I haven't personally tried it.

Re: General Unix/Linux Thread

Reply #97
Human language imputed to programming languages is always dangerous and also unworkable. Programming languages always need to make a sharp and unmistakable distinction between the command/element and the argument/attribute. Using natural language, this distinction is diluted and the result is always unworkable. See for example the config files of Fetchmail. Sheer insanity. The unworkable config files were one of the several reasons why I use and advocate Getmail instead.

Btw, Whisker menu is largely non-different from XP menu which everybody loves. It's just that it's not convertible to the plain tree-style menu like XP menu is. It's good to have a choice of different menus on Xfce. I find the search function in Whisker and Mint menu quite workable. In conjunction with whatever is under Alt+F2 it's perfect.
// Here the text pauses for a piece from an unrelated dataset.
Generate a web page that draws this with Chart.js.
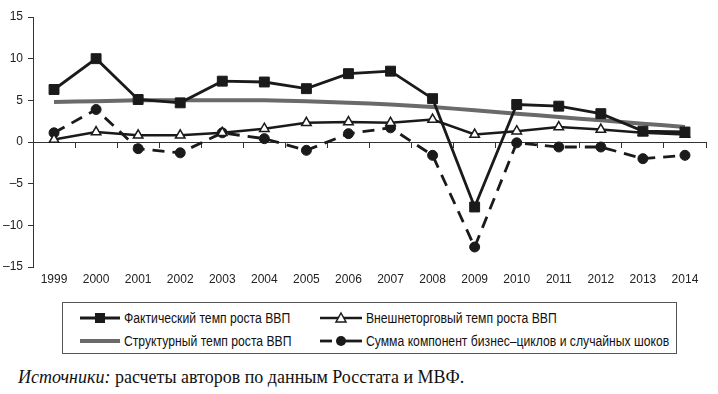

Re: General Unix/Linux Thread

Reply #98
Human language imputed to programming languages is always dangerous and also unworkable.
But that only resembles a human language.
Being a real human language - like English or Russian - means being structurally wholesome. In the case of the written language, the discourse is built not at all only with properly spelled words. Words are only one of the several structural elements of the written language. The discourse (or a discourse) is obligatorily composed of paragraphs, or directly sentences. A sentence is not a blah-blah-blah without its own structural elements, a blah-blah won't be a sentence, hence won't count as a human language element.

Re: General Unix/Linux Thread

Reply #99
Human language imputed to programming languages is always dangerous and also unworkable.

That being said, there's definitely a case to be made for e.g. some kind of script that automatically runs the right command if you just type unarchive blabla.zip. It's probably half the reason I prefer unpacking things with a GUI.